↓↓↓
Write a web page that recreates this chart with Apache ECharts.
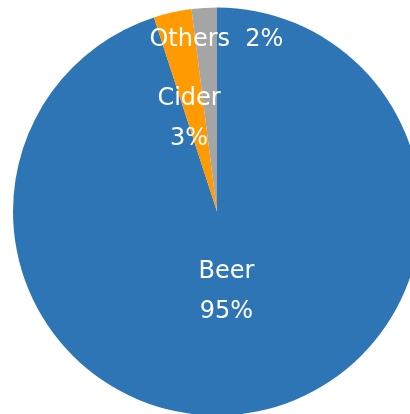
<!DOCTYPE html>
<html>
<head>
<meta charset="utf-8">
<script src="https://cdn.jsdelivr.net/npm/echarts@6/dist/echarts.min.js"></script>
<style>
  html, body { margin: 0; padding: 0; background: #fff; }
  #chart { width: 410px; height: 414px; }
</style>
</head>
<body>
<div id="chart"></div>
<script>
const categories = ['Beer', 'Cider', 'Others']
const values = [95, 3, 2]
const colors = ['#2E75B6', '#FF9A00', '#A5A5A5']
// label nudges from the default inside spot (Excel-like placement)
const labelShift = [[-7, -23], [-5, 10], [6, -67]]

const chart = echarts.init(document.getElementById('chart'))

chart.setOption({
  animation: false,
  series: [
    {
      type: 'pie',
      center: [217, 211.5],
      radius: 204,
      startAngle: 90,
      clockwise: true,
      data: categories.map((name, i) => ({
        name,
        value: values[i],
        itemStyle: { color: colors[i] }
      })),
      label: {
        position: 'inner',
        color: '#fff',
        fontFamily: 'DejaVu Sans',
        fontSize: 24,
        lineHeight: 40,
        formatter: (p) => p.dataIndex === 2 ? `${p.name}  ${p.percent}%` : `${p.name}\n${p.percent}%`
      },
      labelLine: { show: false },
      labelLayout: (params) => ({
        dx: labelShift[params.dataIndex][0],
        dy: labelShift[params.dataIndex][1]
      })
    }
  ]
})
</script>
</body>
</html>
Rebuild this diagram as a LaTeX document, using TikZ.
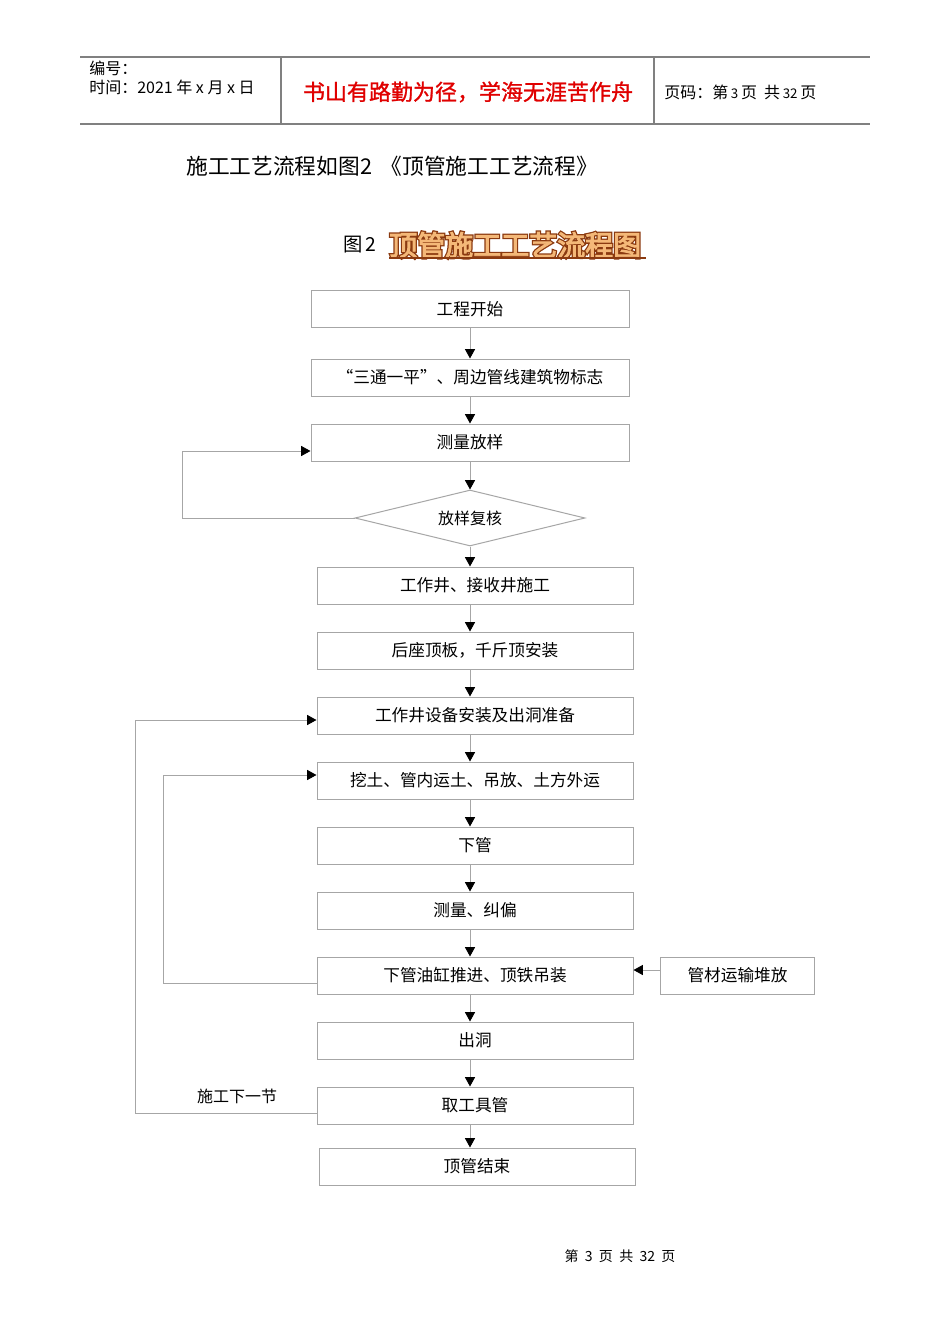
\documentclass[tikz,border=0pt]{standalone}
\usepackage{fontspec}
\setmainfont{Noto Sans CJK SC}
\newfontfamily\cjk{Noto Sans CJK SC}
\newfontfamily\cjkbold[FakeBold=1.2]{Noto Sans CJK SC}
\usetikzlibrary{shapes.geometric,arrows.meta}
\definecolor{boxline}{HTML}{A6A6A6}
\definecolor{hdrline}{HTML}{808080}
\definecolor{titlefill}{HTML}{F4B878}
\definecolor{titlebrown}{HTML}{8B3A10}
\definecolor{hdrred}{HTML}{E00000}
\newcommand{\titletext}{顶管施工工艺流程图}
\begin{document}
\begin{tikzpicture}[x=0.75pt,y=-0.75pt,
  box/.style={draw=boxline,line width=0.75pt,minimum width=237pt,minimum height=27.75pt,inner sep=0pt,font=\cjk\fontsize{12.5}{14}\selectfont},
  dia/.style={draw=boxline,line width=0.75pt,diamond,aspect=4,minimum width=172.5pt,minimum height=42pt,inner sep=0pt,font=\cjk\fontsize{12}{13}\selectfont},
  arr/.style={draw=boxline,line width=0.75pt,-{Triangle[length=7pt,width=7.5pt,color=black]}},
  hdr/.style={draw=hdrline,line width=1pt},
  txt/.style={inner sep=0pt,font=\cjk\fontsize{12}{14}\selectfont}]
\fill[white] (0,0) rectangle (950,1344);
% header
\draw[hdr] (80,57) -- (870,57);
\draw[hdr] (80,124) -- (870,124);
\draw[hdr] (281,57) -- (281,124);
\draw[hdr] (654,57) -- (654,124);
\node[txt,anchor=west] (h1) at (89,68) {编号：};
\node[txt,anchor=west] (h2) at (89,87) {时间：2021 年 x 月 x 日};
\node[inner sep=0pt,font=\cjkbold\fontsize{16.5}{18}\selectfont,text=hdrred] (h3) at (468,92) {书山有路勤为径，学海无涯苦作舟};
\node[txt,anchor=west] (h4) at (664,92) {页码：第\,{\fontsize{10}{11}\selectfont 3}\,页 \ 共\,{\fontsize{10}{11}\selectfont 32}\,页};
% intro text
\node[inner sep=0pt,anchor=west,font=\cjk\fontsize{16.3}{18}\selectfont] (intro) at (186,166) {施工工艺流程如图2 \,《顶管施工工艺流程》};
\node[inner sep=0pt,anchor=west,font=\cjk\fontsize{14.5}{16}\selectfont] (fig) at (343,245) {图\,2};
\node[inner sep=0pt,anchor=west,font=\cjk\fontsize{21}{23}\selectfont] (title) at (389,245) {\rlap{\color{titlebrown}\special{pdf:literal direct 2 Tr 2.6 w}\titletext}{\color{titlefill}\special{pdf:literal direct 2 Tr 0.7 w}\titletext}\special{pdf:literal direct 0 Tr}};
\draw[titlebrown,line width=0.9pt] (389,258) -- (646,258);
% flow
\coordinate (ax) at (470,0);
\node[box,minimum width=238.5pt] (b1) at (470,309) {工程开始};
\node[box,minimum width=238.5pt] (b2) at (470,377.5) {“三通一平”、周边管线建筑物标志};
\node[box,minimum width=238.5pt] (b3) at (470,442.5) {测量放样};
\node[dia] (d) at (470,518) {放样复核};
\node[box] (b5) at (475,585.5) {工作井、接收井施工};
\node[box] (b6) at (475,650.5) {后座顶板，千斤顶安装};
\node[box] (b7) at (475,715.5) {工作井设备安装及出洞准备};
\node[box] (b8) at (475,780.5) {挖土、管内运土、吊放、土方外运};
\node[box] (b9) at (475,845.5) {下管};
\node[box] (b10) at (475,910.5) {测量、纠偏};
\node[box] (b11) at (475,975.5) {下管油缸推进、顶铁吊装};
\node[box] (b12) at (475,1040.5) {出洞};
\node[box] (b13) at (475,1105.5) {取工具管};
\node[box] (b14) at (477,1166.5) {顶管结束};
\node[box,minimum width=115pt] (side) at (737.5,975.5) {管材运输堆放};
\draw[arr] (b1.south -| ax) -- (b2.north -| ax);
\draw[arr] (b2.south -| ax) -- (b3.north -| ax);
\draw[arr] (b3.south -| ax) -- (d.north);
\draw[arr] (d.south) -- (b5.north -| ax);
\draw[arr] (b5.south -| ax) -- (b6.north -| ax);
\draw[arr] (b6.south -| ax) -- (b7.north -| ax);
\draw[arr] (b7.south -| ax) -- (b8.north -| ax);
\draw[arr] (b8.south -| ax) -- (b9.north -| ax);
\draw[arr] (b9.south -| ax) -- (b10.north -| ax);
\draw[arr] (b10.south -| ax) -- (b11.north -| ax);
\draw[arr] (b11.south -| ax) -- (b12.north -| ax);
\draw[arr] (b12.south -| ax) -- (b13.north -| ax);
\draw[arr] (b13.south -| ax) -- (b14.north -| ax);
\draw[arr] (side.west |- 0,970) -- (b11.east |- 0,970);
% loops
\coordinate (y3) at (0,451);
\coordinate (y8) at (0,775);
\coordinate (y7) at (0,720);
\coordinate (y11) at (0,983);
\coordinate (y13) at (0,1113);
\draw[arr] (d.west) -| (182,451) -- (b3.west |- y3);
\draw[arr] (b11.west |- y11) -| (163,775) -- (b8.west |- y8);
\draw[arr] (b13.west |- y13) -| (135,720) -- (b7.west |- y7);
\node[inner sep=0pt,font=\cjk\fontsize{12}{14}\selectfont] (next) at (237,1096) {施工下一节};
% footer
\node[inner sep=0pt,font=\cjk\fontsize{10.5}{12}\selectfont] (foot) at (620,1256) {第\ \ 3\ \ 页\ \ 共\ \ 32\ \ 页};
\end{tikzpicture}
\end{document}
↑↑↑
What is required: Restate only the lines running from the start of the material above through the line containing "const chart = echarts.init(document.getElementById('chart'))", ends included. No pictures.

Written solution:
Write a web page that recreates this chart with Apache ECharts.
<!DOCTYPE html>
<html>
<head>
<meta charset="utf-8">
<script src="https://cdn.jsdelivr.net/npm/echarts@6/dist/echarts.min.js"></script>
<style>
  html, body { margin: 0; padding: 0; background: #fff; }
  #chart { width: 410px; height: 414px; }
</style>
</head>
<body>
<div id="chart"></div>
<script>
const categories = ['Beer', 'Cider', 'Others']
const values = [95, 3, 2]
const colors = ['#2E75B6', '#FF9A00', '#A5A5A5']
// label nudges from the default inside spot (Excel-like placement)
const labelShift = [[-7, -23], [-5, 10], [6, -67]]

const chart = echarts.init(document.getElementById('chart'))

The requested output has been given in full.